Sem telemóveis, a comunicação é mental e, portanto, não é de todo usual ver pessoas a falarem sem ninguém ao lado pois estarão a comunicar com alguém. Se estava vertente parece interessante, o facto de poderem vender-se a empresas de publicidade é verdadeiramente aterrador – simulando ataques de pânico para conseguirem a atenção do público alvo, a quem debitam uma frase publicitária, as pessoas que se vendem como meio publicitário descarregam frases involuntariamente.

« Por fim, alguém descia a rua Klappartigur em bicicleta e gritava:

-FOORRRD! FORD!

Estas campanhas alcançavam sempre o seu público-alvo, pois não havia como lhes escapar. Calculava-se tudo até ao mais ínfimo pormenor e adaptava-se o anúncio ao grupo-alvo que era categorizado em todas as suas excentricidades. O sistema de proclamações era eficaz, simples e conveniente, e os cidadãos comuns podiam contratar um proclamador por uma pequena taxa de precisassem de um lembrete.

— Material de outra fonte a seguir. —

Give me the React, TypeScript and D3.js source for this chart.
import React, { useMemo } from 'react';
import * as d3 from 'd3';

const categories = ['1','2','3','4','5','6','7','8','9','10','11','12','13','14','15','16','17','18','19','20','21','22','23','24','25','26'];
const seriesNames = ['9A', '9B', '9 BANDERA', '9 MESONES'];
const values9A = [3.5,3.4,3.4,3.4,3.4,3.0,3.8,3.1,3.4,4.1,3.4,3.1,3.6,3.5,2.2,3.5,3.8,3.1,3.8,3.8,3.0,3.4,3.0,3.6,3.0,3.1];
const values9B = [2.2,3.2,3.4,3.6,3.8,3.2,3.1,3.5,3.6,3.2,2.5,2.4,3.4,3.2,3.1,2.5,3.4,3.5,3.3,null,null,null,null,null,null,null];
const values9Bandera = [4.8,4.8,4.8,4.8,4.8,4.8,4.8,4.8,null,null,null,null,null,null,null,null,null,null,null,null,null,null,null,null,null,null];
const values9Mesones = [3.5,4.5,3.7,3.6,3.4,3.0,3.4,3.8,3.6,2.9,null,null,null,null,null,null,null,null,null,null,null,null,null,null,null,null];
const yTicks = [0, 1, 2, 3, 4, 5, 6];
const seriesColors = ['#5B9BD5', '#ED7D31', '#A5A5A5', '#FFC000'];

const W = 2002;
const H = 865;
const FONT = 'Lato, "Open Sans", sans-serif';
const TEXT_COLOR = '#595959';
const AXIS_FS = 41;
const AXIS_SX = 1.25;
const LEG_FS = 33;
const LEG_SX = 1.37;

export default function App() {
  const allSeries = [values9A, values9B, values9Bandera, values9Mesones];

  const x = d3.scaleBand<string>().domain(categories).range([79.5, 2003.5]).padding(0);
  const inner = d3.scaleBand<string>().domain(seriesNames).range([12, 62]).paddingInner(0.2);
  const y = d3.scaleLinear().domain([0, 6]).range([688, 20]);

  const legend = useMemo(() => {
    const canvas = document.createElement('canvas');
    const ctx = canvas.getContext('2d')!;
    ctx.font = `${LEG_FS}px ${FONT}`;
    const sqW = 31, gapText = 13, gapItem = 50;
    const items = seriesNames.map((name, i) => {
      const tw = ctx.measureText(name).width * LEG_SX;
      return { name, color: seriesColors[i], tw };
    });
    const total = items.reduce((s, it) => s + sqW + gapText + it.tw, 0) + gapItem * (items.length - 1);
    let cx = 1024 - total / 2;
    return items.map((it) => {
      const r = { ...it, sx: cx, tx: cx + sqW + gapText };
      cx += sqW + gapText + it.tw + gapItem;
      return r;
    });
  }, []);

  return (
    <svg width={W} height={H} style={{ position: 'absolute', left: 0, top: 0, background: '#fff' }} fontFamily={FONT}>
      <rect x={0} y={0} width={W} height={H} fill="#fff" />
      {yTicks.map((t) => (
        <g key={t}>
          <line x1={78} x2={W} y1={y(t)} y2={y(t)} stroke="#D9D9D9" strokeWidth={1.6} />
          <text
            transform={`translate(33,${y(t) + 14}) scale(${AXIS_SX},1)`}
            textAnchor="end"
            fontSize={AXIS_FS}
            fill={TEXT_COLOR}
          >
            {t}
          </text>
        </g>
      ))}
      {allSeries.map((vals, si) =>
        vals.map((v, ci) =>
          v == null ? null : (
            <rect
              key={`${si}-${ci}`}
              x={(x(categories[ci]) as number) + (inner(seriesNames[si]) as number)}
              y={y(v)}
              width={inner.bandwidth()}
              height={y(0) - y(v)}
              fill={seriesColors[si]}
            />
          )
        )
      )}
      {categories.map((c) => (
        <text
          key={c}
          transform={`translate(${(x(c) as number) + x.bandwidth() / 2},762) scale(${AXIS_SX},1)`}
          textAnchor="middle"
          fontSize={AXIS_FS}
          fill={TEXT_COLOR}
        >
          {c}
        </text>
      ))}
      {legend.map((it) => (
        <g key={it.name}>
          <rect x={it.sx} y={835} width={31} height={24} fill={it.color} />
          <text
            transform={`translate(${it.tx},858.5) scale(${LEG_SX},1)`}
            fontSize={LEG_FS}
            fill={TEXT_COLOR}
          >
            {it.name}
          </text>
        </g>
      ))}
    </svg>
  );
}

– Tem uma reunião com o ministro às três horas e não se esqueça do aniversário do seu casamento.»

As estranhezas deste mundo não se ficam por aqui. Quem criou este sistema (Love Star) criou também a Love Death, um sistema em que os mortos são atirados em pequenos foguetões e se tornam pequenas estrelas cadentes ao entrar na atmosfera – agora os mortos podem literalmente ir para o céu. Se o sistema era, de início, bastante caro, com a sua expansão fica mais barato do que um enterro normal e os terrenos podem agora ser usados para outro fim que não um cemitério.

« Sentaram-se todos em colinas e rochedos ou deitaram-se de costas no tapete macio de musgo. Sigriour fungou e Idrioi, atrás dela, abraçou-a. Às 23h18, a bisavó de Sigriour iniciou a sua descida à Terra. Nesse preciso momento, em coordenadas predefinidas no céu, a gravidade exerceu a sua acção e ela caiu, segundo a lei de Newton, com uma certa aceleração até que uma faixa comprida e brilhante de fogo branco surgiu na escuridão silenciosa entre as estrelas.»

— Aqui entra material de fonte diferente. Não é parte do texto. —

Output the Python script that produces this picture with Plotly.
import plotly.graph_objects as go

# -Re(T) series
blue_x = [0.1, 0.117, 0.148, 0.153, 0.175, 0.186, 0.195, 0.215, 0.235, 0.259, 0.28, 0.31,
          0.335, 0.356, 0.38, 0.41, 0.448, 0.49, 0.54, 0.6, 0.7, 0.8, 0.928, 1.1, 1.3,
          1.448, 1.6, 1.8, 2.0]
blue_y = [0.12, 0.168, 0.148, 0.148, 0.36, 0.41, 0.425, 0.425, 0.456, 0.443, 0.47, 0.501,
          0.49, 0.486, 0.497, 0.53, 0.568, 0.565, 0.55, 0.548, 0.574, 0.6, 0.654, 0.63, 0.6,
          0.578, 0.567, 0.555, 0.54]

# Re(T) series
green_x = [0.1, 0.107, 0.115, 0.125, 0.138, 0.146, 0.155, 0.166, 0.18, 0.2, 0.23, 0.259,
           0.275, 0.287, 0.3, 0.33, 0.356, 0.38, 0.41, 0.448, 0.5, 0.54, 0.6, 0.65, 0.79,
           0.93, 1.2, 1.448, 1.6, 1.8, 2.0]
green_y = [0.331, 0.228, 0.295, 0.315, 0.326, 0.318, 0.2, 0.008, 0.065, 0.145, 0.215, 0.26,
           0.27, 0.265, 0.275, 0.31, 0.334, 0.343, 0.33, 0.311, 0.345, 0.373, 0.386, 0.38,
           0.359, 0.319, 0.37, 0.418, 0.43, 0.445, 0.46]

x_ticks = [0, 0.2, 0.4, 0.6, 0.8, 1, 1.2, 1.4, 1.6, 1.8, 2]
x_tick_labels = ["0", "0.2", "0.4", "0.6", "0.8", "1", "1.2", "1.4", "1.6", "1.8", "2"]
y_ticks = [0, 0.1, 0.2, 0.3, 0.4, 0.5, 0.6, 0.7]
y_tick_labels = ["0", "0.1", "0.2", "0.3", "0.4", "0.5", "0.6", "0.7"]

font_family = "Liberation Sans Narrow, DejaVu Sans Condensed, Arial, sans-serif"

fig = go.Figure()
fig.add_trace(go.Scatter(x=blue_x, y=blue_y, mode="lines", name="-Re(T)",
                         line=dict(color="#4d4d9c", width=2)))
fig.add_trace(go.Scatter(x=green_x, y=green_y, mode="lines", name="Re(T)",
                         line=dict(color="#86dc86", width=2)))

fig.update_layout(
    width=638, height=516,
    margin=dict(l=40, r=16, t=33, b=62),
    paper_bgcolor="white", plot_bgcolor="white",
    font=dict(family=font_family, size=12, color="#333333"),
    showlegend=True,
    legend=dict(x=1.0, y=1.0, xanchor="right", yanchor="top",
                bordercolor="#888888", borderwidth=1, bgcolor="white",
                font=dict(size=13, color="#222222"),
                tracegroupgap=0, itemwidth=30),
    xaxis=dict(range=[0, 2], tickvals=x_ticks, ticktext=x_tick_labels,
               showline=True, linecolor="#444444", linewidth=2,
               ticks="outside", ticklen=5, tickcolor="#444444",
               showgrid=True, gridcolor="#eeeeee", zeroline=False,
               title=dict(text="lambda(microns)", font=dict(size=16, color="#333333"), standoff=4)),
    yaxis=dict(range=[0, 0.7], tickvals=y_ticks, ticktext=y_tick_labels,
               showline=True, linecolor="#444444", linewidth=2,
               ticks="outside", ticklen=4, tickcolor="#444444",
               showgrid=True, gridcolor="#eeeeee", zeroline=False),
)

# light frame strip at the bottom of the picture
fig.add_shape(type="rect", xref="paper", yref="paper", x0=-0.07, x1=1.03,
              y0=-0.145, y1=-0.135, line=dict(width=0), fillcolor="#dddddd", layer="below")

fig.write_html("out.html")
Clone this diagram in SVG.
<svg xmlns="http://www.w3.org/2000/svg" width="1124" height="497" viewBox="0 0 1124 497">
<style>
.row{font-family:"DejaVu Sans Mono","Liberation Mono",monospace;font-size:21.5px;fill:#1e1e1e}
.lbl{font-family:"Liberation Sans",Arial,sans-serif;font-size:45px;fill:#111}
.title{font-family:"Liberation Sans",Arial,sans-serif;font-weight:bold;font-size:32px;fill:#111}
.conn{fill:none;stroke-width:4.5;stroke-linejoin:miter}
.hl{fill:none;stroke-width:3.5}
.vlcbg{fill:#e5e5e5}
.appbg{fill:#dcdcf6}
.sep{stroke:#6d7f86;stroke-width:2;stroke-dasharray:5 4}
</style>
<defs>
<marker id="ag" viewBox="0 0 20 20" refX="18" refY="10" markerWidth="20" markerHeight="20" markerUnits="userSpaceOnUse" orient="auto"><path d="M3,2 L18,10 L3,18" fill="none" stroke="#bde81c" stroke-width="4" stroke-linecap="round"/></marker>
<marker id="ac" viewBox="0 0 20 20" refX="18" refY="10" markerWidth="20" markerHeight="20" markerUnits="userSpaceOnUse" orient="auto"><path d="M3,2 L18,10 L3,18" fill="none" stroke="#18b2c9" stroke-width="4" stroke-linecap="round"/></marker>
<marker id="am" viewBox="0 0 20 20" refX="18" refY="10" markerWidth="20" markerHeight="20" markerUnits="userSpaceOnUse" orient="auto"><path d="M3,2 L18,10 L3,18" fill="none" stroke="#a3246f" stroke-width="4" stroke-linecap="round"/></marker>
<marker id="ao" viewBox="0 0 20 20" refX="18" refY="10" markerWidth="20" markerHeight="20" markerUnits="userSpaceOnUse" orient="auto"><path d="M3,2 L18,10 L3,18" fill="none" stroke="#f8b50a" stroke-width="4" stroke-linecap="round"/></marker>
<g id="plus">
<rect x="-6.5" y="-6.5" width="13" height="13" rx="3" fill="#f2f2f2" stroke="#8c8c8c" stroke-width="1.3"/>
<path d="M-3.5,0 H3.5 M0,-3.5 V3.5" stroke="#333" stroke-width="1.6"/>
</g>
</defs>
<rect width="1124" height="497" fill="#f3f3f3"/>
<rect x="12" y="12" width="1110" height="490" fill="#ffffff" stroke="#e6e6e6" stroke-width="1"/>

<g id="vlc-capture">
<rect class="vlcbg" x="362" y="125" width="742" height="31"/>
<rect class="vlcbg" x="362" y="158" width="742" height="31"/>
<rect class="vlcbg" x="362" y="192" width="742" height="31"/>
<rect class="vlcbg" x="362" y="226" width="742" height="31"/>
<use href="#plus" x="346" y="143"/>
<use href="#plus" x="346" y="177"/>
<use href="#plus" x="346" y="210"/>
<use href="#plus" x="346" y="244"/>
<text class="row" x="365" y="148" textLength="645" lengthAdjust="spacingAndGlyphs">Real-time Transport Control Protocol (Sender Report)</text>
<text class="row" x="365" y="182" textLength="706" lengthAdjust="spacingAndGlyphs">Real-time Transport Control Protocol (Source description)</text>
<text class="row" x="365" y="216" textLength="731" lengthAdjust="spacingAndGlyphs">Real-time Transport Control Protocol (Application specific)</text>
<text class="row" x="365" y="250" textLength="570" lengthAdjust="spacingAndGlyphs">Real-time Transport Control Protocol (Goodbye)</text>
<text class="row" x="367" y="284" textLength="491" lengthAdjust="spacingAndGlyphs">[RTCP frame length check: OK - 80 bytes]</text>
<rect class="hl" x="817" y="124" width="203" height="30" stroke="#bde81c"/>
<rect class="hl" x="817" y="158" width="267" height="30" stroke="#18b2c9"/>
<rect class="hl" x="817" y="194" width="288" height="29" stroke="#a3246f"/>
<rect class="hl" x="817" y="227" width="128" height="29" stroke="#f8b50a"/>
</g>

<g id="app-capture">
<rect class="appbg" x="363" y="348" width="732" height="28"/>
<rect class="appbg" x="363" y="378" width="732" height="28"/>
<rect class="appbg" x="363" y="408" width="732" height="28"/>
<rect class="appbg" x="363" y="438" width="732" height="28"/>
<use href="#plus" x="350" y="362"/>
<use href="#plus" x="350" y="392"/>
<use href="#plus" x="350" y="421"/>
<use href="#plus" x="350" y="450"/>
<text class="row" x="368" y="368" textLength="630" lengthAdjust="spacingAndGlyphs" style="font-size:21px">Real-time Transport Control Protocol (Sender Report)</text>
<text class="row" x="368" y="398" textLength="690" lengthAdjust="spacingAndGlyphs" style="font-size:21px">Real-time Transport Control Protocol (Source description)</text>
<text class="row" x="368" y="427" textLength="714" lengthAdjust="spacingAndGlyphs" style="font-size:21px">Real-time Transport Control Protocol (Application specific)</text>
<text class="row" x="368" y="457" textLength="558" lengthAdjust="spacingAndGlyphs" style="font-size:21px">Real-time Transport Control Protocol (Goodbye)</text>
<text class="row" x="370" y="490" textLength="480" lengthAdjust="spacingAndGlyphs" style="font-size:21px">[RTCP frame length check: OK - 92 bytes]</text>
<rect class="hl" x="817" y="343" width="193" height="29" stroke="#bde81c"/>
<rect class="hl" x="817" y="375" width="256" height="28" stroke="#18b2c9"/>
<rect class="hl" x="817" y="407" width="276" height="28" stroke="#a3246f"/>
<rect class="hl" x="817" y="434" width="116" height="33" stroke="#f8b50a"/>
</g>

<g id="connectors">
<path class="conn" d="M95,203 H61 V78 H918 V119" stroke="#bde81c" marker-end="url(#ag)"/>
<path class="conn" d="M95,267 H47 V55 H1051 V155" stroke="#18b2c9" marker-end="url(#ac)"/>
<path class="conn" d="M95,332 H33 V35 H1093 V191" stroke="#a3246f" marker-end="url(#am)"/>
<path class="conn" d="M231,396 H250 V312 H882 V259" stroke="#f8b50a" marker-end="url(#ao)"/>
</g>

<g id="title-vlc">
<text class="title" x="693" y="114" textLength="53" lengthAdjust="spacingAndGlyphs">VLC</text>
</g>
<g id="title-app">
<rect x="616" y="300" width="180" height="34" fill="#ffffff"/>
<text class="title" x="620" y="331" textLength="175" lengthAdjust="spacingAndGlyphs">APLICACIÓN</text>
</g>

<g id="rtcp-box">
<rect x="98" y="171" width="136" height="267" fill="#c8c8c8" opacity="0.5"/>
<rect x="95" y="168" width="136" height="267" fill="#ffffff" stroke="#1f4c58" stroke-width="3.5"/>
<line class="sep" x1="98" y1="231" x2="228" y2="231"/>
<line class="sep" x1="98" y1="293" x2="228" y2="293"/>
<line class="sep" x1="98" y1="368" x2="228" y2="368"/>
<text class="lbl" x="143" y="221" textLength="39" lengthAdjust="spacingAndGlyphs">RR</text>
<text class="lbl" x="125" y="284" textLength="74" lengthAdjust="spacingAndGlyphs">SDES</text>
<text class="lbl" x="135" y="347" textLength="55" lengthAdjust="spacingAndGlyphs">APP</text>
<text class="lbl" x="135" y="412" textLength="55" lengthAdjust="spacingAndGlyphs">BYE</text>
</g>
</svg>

Não é só a morte que é reinventada pela Love Star – mas também o amor. Num sistema denominado inLove são analisadas as ondas cerebrais de cada ser humano e identificada a sua alma gémea, um processo com grande sucesso que se mostra infalível, mas que a médio prazo se mostra como desmotivador da economia – as pessoas que já encontraram a sua alma gémea não realizam constantes aquisições.

E, havendo clones, porque não reinventar a educação? Se uma criança cresce mal educada e maldosa, porque não devolvê-la à precedência e pedir um clone que possa ser educado de diferente forma? E já agora, cria-se essa criança à sombra de uma segunda devolução se não se portar perfeitamente. Foi o que aconteceu com Idrioi, uma das personagens principais deste livro.

Neste mundo desenhado à medida dos sonhos mais ambiciosos, cada ser humano é empurrado no caminho da perfeição e da sua menor decisão, sem descurar, claro, o consumo, por forma a se enquadrar na sociedade. E o que acontece a quem não tem uma confiança extrema na tecnologia e deseja tomar as suas próprias decisões? Rapidamente tudo se torna difícil, quase impossível.

Love Star é um livro estranho onde se nos apresenta uma distopia fascinante que difere da opressão e perfeição usuais. Não existe militarismo, nem extrema arrumação, existe antes a criação de necessidade através do encaixe social e a manipulação de todos os contactos de uma pessoa para a convencer a seguir um determinado curso (os melhores amigos podem ser informadores ou vendedores de produtos, convencendo a ver determinado filme ou a comer determinado prato). Existe, sobretudo, uma vontade de querer melhorar a vida dos seres humanos, mas sem a compreensão de que cada um tem necessidades diferentes.